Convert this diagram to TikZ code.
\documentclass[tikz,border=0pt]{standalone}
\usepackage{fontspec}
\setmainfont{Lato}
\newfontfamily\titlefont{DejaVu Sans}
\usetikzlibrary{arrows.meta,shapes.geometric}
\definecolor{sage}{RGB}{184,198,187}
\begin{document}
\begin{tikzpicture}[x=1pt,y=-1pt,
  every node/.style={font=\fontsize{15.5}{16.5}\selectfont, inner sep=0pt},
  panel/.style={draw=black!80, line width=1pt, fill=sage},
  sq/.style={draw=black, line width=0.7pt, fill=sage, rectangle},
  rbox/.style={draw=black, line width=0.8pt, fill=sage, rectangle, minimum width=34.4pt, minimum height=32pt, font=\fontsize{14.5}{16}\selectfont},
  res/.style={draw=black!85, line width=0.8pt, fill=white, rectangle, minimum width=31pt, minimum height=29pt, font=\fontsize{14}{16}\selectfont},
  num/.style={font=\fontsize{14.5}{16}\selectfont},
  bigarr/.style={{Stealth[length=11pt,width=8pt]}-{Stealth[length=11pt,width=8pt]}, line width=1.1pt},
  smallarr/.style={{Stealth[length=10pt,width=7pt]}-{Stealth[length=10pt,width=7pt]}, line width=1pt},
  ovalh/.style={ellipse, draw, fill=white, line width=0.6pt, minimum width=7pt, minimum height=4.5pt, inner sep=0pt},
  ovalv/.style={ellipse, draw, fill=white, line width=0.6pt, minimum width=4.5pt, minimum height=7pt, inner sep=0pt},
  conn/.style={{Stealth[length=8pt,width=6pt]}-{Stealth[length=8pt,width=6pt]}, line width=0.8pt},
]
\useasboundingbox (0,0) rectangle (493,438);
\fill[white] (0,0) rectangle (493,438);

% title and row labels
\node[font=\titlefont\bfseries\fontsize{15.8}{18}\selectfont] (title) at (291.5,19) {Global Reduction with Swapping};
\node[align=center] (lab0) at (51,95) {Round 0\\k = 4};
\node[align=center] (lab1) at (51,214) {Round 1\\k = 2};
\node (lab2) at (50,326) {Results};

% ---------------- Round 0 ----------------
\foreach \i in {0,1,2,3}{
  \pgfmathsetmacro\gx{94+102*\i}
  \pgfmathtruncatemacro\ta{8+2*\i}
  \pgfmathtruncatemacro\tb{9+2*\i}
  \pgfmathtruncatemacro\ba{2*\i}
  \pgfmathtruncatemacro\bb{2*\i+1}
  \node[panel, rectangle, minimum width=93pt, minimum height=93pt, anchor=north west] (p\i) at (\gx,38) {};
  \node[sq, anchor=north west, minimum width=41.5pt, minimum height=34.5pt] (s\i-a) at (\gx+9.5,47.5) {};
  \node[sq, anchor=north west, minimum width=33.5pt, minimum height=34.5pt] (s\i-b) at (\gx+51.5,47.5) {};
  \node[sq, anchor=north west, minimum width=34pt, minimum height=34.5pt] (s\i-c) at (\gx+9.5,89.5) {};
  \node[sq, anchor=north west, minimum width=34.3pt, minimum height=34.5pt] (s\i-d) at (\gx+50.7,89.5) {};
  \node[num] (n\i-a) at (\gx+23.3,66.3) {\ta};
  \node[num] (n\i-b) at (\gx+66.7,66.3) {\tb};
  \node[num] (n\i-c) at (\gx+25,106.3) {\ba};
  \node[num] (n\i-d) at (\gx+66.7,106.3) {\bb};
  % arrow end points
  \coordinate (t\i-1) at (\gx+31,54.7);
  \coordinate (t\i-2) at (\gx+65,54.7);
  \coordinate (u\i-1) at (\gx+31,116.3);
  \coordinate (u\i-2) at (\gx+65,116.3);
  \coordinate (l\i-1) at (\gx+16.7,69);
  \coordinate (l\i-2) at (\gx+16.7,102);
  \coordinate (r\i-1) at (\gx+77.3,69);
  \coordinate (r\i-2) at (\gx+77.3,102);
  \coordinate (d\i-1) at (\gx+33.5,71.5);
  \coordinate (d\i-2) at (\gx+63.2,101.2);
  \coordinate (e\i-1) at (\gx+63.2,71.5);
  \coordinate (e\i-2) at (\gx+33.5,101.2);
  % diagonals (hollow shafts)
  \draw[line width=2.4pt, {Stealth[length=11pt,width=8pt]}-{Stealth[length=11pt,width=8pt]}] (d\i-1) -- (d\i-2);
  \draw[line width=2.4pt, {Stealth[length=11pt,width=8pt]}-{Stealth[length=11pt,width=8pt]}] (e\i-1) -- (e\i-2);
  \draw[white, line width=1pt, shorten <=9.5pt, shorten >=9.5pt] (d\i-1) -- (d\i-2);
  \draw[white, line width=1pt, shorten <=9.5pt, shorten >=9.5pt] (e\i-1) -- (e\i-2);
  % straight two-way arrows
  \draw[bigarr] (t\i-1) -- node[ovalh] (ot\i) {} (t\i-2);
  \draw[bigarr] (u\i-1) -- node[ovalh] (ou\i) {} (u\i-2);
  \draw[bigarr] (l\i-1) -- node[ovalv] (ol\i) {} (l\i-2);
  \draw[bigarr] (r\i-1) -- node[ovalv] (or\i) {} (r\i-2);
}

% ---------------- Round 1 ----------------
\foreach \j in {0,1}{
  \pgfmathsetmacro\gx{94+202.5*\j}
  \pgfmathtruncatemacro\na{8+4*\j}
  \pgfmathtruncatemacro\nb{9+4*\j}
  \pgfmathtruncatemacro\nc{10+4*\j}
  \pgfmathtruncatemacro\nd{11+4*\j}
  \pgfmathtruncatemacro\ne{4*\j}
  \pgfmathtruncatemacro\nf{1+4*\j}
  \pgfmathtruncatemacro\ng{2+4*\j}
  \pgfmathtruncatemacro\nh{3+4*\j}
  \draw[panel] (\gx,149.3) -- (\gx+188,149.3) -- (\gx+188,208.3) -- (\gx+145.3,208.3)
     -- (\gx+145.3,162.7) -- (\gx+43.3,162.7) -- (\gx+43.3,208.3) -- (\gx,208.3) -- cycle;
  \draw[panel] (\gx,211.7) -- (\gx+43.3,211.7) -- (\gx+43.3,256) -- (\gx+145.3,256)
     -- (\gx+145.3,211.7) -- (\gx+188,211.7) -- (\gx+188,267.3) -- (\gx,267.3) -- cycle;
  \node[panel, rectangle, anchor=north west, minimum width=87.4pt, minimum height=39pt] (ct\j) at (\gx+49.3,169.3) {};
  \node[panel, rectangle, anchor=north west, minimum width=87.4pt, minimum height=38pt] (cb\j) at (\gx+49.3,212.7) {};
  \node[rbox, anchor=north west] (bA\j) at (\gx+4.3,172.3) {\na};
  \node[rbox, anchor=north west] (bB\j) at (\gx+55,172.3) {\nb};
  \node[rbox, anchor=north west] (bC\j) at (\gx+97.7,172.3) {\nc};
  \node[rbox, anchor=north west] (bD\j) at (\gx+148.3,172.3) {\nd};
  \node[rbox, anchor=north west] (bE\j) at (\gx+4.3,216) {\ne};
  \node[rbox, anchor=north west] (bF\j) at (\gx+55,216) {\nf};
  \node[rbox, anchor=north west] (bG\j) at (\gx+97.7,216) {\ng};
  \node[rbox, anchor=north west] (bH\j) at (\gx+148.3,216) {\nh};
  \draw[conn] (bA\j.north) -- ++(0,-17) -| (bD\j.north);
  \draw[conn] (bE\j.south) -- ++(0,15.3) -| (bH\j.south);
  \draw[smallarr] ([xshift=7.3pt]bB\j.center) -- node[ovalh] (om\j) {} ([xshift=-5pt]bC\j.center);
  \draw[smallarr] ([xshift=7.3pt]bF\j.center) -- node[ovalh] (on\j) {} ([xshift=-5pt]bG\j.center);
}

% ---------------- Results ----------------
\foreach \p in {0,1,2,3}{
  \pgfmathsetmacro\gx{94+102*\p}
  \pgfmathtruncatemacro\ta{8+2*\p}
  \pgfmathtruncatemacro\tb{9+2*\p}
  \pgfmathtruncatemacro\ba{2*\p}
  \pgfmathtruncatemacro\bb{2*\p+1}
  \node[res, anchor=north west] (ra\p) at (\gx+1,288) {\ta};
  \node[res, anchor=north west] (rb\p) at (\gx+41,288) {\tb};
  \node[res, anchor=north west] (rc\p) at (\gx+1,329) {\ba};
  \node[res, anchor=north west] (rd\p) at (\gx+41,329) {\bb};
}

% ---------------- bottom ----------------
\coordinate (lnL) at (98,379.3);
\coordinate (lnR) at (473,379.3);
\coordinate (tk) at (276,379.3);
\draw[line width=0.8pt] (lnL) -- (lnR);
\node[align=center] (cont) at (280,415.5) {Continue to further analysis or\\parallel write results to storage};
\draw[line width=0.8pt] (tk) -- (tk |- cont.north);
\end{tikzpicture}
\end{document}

▸ **Exercise brief**: Quote verbatim the opening lines of the listing above, ending with the line where "(lab2) at (50,326)" appears; include both endpoints and nothing more.

▸ **Task answer**:
Convert this diagram to TikZ code.
\documentclass[tikz,border=0pt]{standalone}
\usepackage{fontspec}
\setmainfont{Lato}
\newfontfamily\titlefont{DejaVu Sans}
\usetikzlibrary{arrows.meta,shapes.geometric}
\definecolor{sage}{RGB}{184,198,187}
\begin{document}
\begin{tikzpicture}[x=1pt,y=-1pt,
  every node/.style={font=\fontsize{15.5}{16.5}\selectfont, inner sep=0pt},
  panel/.style={draw=black!80, line width=1pt, fill=sage},
  sq/.style={draw=black, line width=0.7pt, fill=sage, rectangle},
  rbox/.style={draw=black, line width=0.8pt, fill=sage, rectangle, minimum width=34.4pt, minimum height=32pt, font=\fontsize{14.5}{16}\selectfont},
  res/.style={draw=black!85, line width=0.8pt, fill=white, rectangle, minimum width=31pt, minimum height=29pt, font=\fontsize{14}{16}\selectfont},
  num/.style={font=\fontsize{14.5}{16}\selectfont},
  bigarr/.style={{Stealth[length=11pt,width=8pt]}-{Stealth[length=11pt,width=8pt]}, line width=1.1pt},
  smallarr/.style={{Stealth[length=10pt,width=7pt]}-{Stealth[length=10pt,width=7pt]}, line width=1pt},
  ovalh/.style={ellipse, draw, fill=white, line width=0.6pt, minimum width=7pt, minimum height=4.5pt, inner sep=0pt},
  ovalv/.style={ellipse, draw, fill=white, line width=0.6pt, minimum width=4.5pt, minimum height=7pt, inner sep=0pt},
  conn/.style={{Stealth[length=8pt,width=6pt]}-{Stealth[length=8pt,width=6pt]}, line width=0.8pt},
]
\useasboundingbox (0,0) rectangle (493,438);
\fill[white] (0,0) rectangle (493,438);

% title and row labels
\node[font=\titlefont\bfseries\fontsize{15.8}{18}\selectfont] (title) at (291.5,19) {Global Reduction with Swapping};
\node[align=center] (lab0) at (51,95) {Round 0\\k = 4};
\node[align=center] (lab1) at (51,214) {Round 1\\k = 2};
\node (lab2) at (50,326) {Results};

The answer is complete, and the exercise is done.